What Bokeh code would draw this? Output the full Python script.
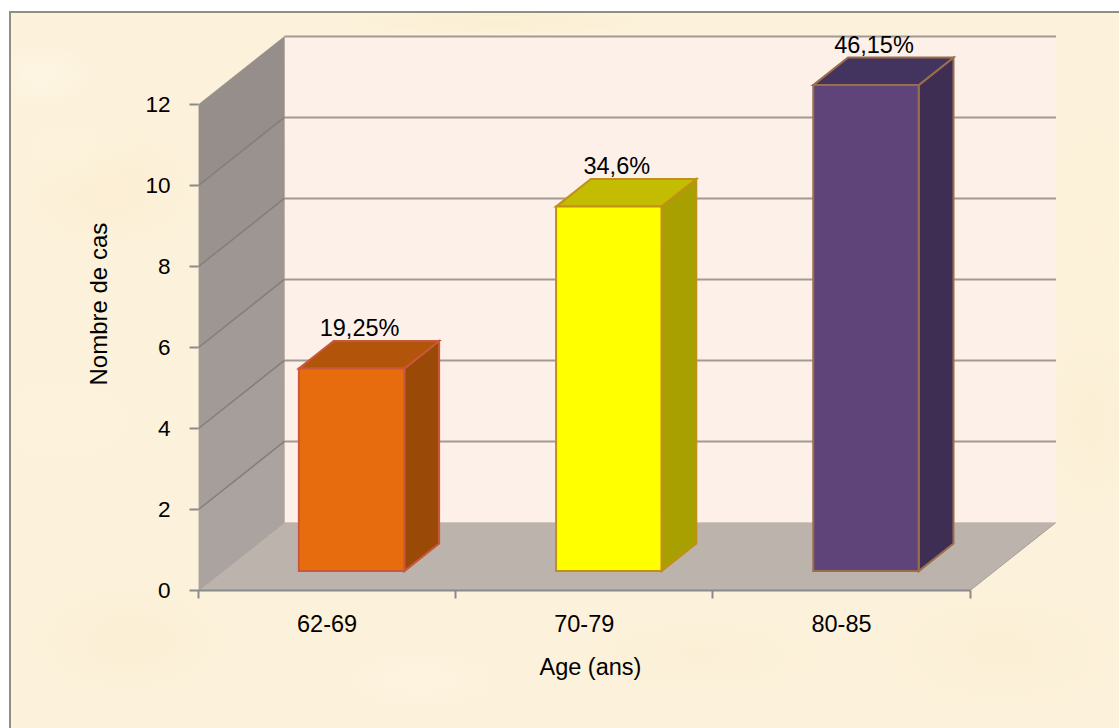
from bokeh.embed import file_html
from bokeh.models import FixedTicker, Range1d, Title
from bokeh.plotting import figure
from bokeh.resources import INLINE
from bokeh.core.properties import value

# Chart data
categories = ["62-69", "70-79", "80-85"]
cases = [5, 9, 12]
percent_labels = ["19,25%", "34,6%", "46,15%"]
y_ticks = [0, 2, 4, 6, 8, 10, 12]

# Oblique projection of the third dimension, in axis units
DEPTH_X = 0.334
DEPTH_Y = 1.68
BAR_WIDTH = 0.41
BAR_FRONT = 0.285
BAR_DEPTH = 0.405

FONT = "Liberation Sans"

front_colors = ["#E66C0E", "#FFFF00", "#5E4478"]
top_colors = ["#B25409", "#C4BC00", "#43345F"]
side_colors = ["#9A4A06", "#A8A000", "#3F2E54"]
edge_colors = ["#C8583C", "#C0901A", "#9A6E4C"]
wall_shades = ["#ABA39F", "#A69E9A", "#A29A96", "#9E9692", "#9A928E", "#968E8A"]

paper = ", ".join([
    "linear-gradient(#fff,#fff) 0 0/100% 11px no-repeat",
    "linear-gradient(#fff,#fff) 0 0/9px 100% no-repeat",
    "linear-gradient(#8F8F86,#8F8F86) 9px 11px/100% 2px no-repeat",
    "linear-gradient(#8F8F86,#8F8F86) 9px 11px/2px 100% no-repeat",
    "radial-gradient(ellipse 70px 40px at 40px 75px, rgba(255,250,240,.4), transparent)",
    "radial-gradient(ellipse 90px 60px at 110px 190px, rgba(250,232,195,.3), transparent)",
    "radial-gradient(ellipse 80px 50px at 70px 150px, rgba(255,248,228,.35), transparent)",
    "radial-gradient(ellipse 120px 70px at 60px 420px, rgba(255,246,226,.4), transparent)",
    "radial-gradient(ellipse 100px 60px at 130px 640px, rgba(249,233,200,.3), transparent)",
    "radial-gradient(ellipse 130px 50px at 420px 680px, rgba(255,247,230,.4), transparent)",
    "radial-gradient(ellipse 120px 40px at 700px 655px, rgba(250,235,205,.3), transparent)",
    "radial-gradient(ellipse 120px 60px at 1000px 650px, rgba(250,234,202,.3), transparent)",
    "radial-gradient(ellipse 50px 120px at 1090px 240px, rgba(255,243,215,.35), transparent)",
    "radial-gradient(ellipse 50px 90px at 1090px 420px, rgba(250,234,200,.3), transparent)",
    "radial-gradient(ellipse 160px 14px at 500px 22px, rgba(250,234,198,.4), transparent)",
    "#FCF1DA",
])

p = figure(
    width=1119, height=728,
    output_backend="svg", toolbar_location=None,
    x_range=Range1d(0, 862 / 257.2), y_range=Range1d(0, 557 / 40.5),
    min_border_left=198, min_border_right=59, min_border_top=33, min_border_bottom=138,
    outline_line_color=None,
    background_fill_alpha=0, border_fill_alpha=0,
)
p.styles = {"background": paper}
p.grid.visible = False

# Floor and back wall
n_cat = len(categories)
top = y_ticks[-1]
p.patch([0, n_cat, n_cat + DEPTH_X, DEPTH_X], [0, 0, DEPTH_Y, DEPTH_Y],
        fill_color="#BDB3AD", line_color="#A89F98", line_width=1)
p.patch([DEPTH_X, n_cat + DEPTH_X, n_cat + DEPTH_X, DEPTH_X],
        [DEPTH_Y, DEPTH_Y, top + DEPTH_Y, top + DEPTH_Y],
        fill_color="#FDF0E8", line_color=None)

# Left wall, one band per tick interval, darkening towards the top
for low, high, shade in zip(y_ticks[:-1], y_ticks[1:], wall_shades):
    p.patch([0, DEPTH_X, DEPTH_X, 0], [low, low + DEPTH_Y, high + DEPTH_Y, high],
            fill_color=shade, line_color=shade, line_width=0.5)

# Gridlines across the back wall and along the side wall
for tick in y_ticks[1:]:
    p.line([DEPTH_X, n_cat + DEPTH_X], [tick + DEPTH_Y] * 2, line_color="#A39A94", line_width=2)
for tick in y_ticks[1:-1]:
    p.line([0, DEPTH_X], [tick, tick + DEPTH_Y], line_color="#857D78", line_width=1.5)

# Bars: side, top, then front face
for i, v in enumerate(cases):
    x0 = i + 0.5 - BAR_WIDTH / 2 + BAR_FRONT * DEPTH_X
    x1 = x0 + BAR_WIDTH
    y0 = BAR_FRONT * DEPTH_Y
    y1 = y0 + v
    dx = BAR_DEPTH * DEPTH_X
    dy = BAR_DEPTH * DEPTH_Y
    style = dict(line_color=edge_colors[i], line_width=2, line_join="miter")
    p.patch([x1, x1 + dx, x1 + dx, x1], [y0, y0 + dy, y1 + dy, y1], fill_color=side_colors[i], **style)
    p.patch([x0, x1, x1 + dx, x0 + dx], [y1, y1, y1 + dy, y1 + dy], fill_color=top_colors[i], **style)
    p.patch([x0, x1, x1, x0], [y0, y0, y1, y1], fill_color=front_colors[i], **style)
    p.text([x0 + BAR_WIDTH / 2], [y1 + dy], text=[percent_labels[i]], x_offset=8,
           text_align="center", text_baseline="bottom", text_color="#000000",
           text_font=value(FONT), text_font_size="23.5px")

# Axes
xaxis = p.xaxis[0]
xaxis.ticker = FixedTicker(ticks=[i + 0.5 for i in range(n_cat)], minor_ticks=list(range(n_cat + 1)))
xaxis.major_label_overrides = {i + 0.5: c for i, c in enumerate(categories)}
xaxis.bounds = (0, n_cat)
xaxis.major_tick_line_color = None
xaxis.minor_tick_line_color = "#8A8A8A"
xaxis.minor_tick_line_width = 2
xaxis.minor_tick_out = 8
xaxis.minor_tick_in = 0
xaxis.axis_line_color = "#8A8A8A"
xaxis.axis_line_width = 2
xaxis.major_label_standoff = 16
xaxis.major_label_text_font_size = "23.5px"

yaxis = p.yaxis[0]
yaxis.ticker = FixedTicker(ticks=y_ticks)
yaxis.bounds = (0, top)
yaxis.axis_line_color = None
yaxis.major_tick_line_color = "#8A8A8A"
yaxis.major_tick_line_width = 2
yaxis.major_tick_out = 9
yaxis.major_tick_in = 0
yaxis.minor_tick_line_color = None
yaxis.major_label_standoff = 19
yaxis.major_label_text_font_size = "22.5px"

for axis in (xaxis, yaxis):
    axis.major_label_text_font = FONT
    axis.major_label_text_color = "#000000"

# Axis titles sit off-centre of the plot area, hence left alignment with an offset
title_style = dict(align="left", text_font=FONT, text_font_style="normal", text_color="#000000",
                   background_fill_color=None, border_line_color=None)
p.add_layout(Title(text="Age (ans)", offset=341, standoff=34, text_font_size="23.5px", **title_style), "below")
p.add_layout(Title(text="Nombre de cas", offset=205, standoff=62, text_font_size="24px", **title_style), "left")

open("out.html", "w").write(file_html(p, INLINE))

WHAT YOU WILL DO:
Quote, exactly and only, the lines from the first line of the data above through the line containing "y_ticks = [0, 2, 4, 6, 8, 10, 12]". The pictures do not belong in it.

RESULT OF THE TASK:
What Bokeh code would draw this? Output the full Python script.
from bokeh.embed import file_html
from bokeh.models import FixedTicker, Range1d, Title
from bokeh.plotting import figure
from bokeh.resources import INLINE
from bokeh.core.properties import value

# Chart data
categories = ["62-69", "70-79", "80-85"]
cases = [5, 9, 12]
percent_labels = ["19,25%", "34,6%", "46,15%"]
y_ticks = [0, 2, 4, 6, 8, 10, 12]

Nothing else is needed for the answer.